Banks committed to financial advice reforms

The banking industry has put its support behind the federal government’s drive to professionalise the financial advice industry.

The Australian Bankers’ Association (ABA) said it will support the main elements of the government’s recommendations, which include a new minimum entry qualification and a new mandatory exam which they will have to pass before becoming registered.

The other recommendations include a new professional year requirement for new financial advisers, an enhanced CDP program and a new mandatory requirement to be a member of a recognised professional association.

ABA chief executive Steven Münchenberg said the banking industry supports a co-regulatory model and an independent standards setting body to monitor the higher education and professional standards of financial advisers.

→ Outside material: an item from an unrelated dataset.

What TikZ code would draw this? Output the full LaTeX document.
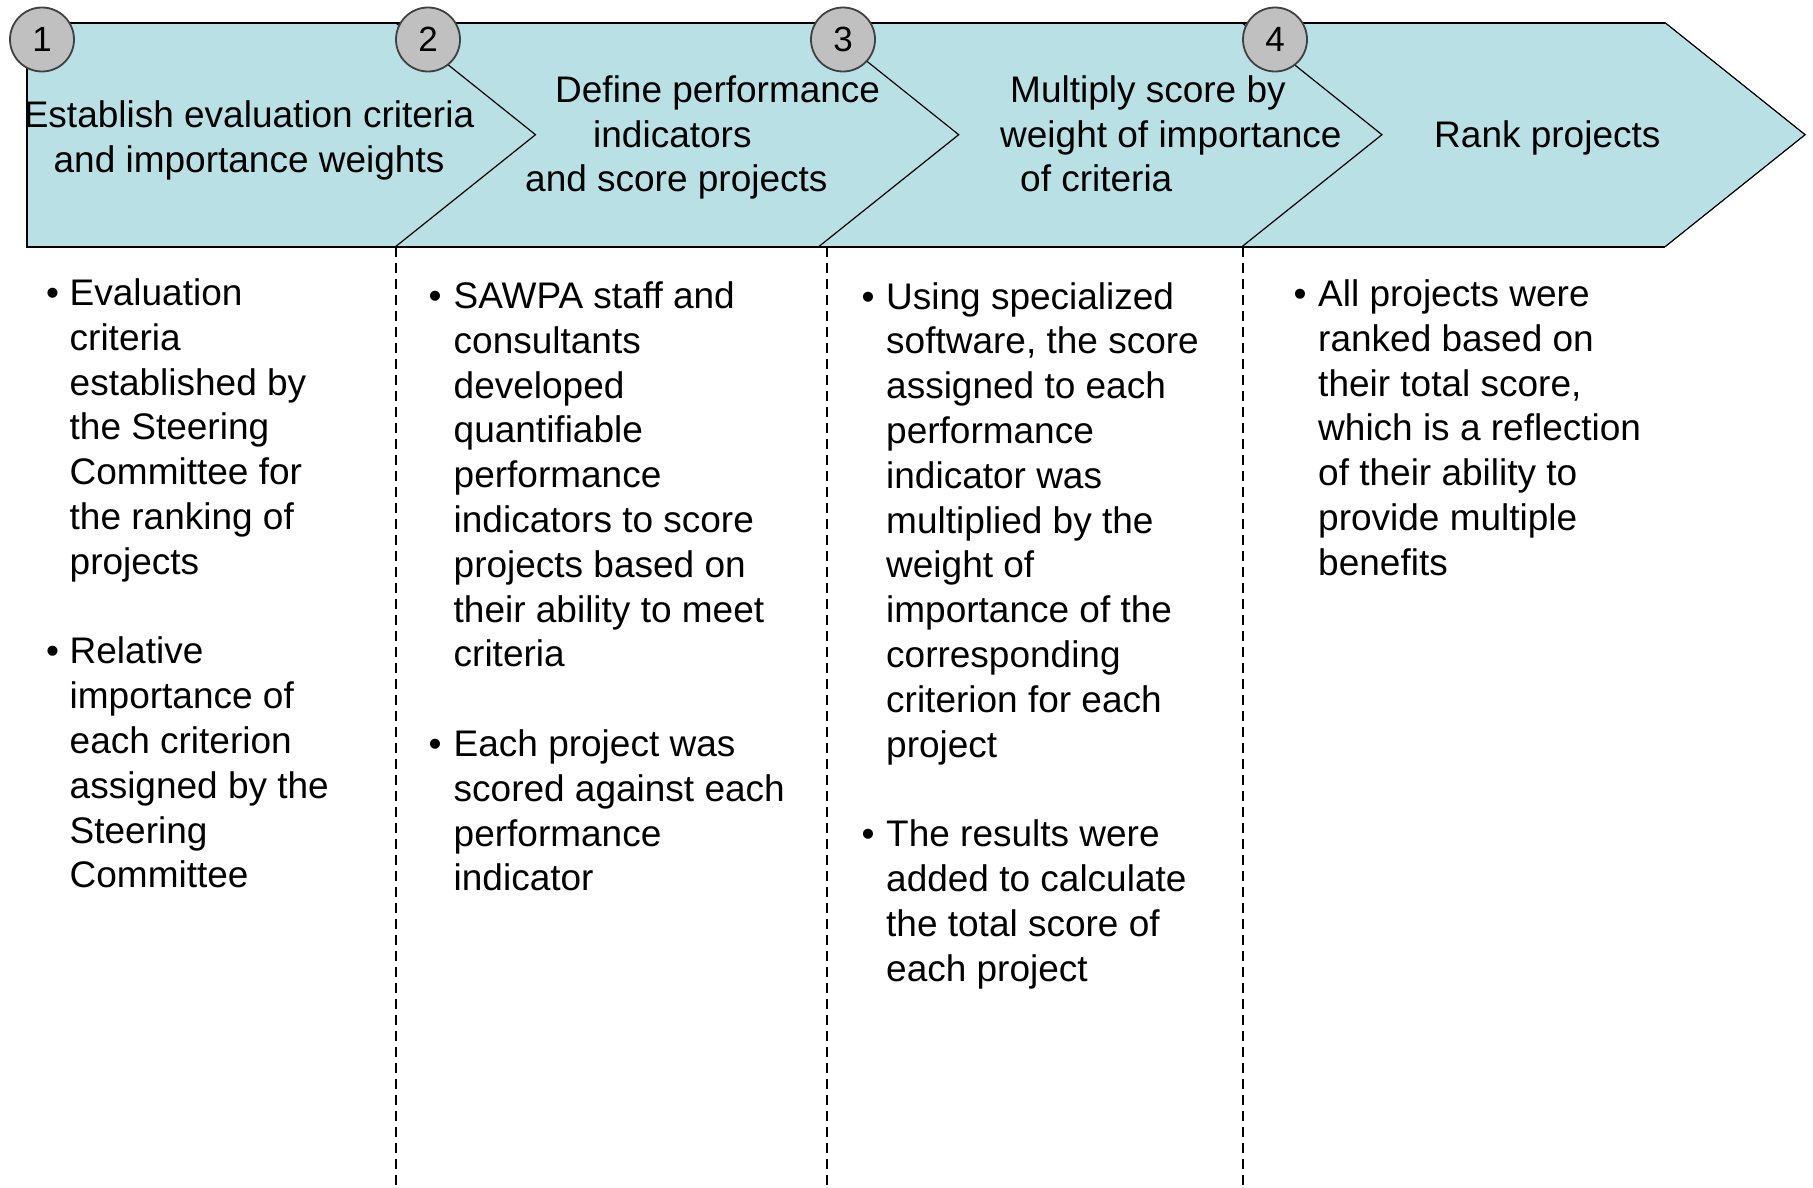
\documentclass[tikz,border=0pt]{standalone}
\usepackage{fontspec}
\setmainfont{Liberation Sans}
\definecolor{stepfill}{RGB}{185,224,228}
\definecolor{numfill}{RGB}{192,192,192}
\definecolor{numline}{RGB}{64,64,64}

\begin{document}
\begin{tikzpicture}[x=1pt,y=-1pt,
    line/.style = {font=\fontsize{37pt}{44.8pt}\selectfont,anchor=base west,inner sep=0pt},
    bul/.style = {font=\fontsize{37pt}{44.8pt}\selectfont,anchor=base,inner sep=0pt},
    num/.style = {circle,draw=numline,fill=numfill,line width=1.8pt,minimum size=64pt,inner sep=0pt,font=\fontsize{35pt}{40pt}\selectfont}]
\useasboundingbox (0,0) rectangle (1813,1188);
% process band
\fill[stepfill] (26.7,22.7) -- (395.5,22.7) -- (535.5,134.7) -- (395.5,246.7) -- (26.7,246.7) -- cycle;
\foreach \x in {395.5,818.7,1241.9} \fill[stepfill] (\x,22.7) -- (\x+423.2,22.7) -- (\x+563.2,134.7) -- (\x+423.2,246.7) -- (\x,246.7) -- (\x+140,134.7) -- cycle;
\foreach \x in {395.5,818.7,1241.9,1665.1} \draw[line width=1.2pt] (\x,22.7) -- (\x+140,134.7) -- (\x,246.7);
\draw[line width=2.2pt] (1665.1,22.7) -- (26.7,22.7) -- (26.7,246.7) -- (1665.1,246.7);
\foreach \x in {396,827,1243} \draw[line width=1.5pt,dash pattern=on 10pt off 6pt] (\x,247) -- (\x,1188);
\foreach \x/\n in {42/1,428/2,843/3,1275/4} \node[num] (n\n) at (\x,39.5) {\n};
% step titles
\node[line,anchor=base] (h1a) at (249,128) {Establish evaluation criteria};
\node[line,anchor=base] (h1b) at (249,172) {and importance weights};
\node[line] (h2a) at (555,103) {Define performance};
\node[line] (h2b) at (593,148) {indicators};
\node[line] (h2c) at (525,192) {and score projects};
\node[line] (h3a) at (1010,103) {Multiply score by};
\node[line] (h3b) at (1000,148) {weight of importance};
\node[line] (h3c) at (1020,192) {of criteria};
\node[line] (h4a) at (1434,148) {Rank projects};
% bullets under each step
\foreach \t [count=\i from 0] in {Evaluation,criteria,established by,the Steering,Committee for,the ranking of,projects} \node[line] (a\i) at (69.5,305.5+\i*44.8) {\t};
\foreach \t [count=\i from 8] in {Relative,importance of,each criterion,assigned by the,Steering,Committee} \node[line] (a\i) at (69.5,305.5+\i*44.8) {\t};
\foreach \t [count=\i from 0] in {SAWPA staff and,consultants,developed,quantifiable,performance,indicators to score,projects based on,their ability to meet,criteria} \node[line] (b\i) at (453.5,308.5+\i*44.8) {\t};
\foreach \t [count=\i from 10] in {Each project was,scored against each,performance,indicator} \node[line] (b\i) at (453.5,308.5+\i*44.8) {\t};
\foreach \t [count=\i from 0] in {Using specialized,{software, the score},assigned to each,performance,indicator was,multiplied by the,weight of,importance of the,corresponding,criterion for each,project} \node[line] (c\i) at (886,309+\i*44.8) {\t};
\foreach \t [count=\i from 12] in {The results were,added to calculate,the total score of,each project} \node[line] (c\i) at (886,309+\i*44.8) {\t};
\foreach \t [count=\i from 0] in {All projects were,ranked based on,{their total score,},which is a reflection,of their ability to,provide multiple,benefits} \node[line] (d\i) at (1318,306.5+\i*44.8) {\t};
\foreach \x/\y/\k in {52.5/305.5/a,52.5/663.9/a,435/308.5/b,435/756.5/b,868/309/c,868/846.6/c,1300/306.5/d} \node[bul] at (\x,\y) {•};
\end{tikzpicture}
\end{document}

“To help drive professionalisation, and working with the government, the major banks are willing to contribute funding to support the establishment and initial operating expenses of the new independent body,” he said.

“This will allow the financial advice industry and government to move quickly on the design and [implement] new industry-wide standards as proposed by the government in its consultation paper.”

Mr Münchenberg said the ABA will continue to work constructively with the government and other stakeholders on implementing a new model.

“Banks support delivering additional reforms which build on the Future of Financial Advice platform of improved consumer protections, raising education and competency standards of financial advisers, and driving the professionalisation of the financial advice industry,” he said.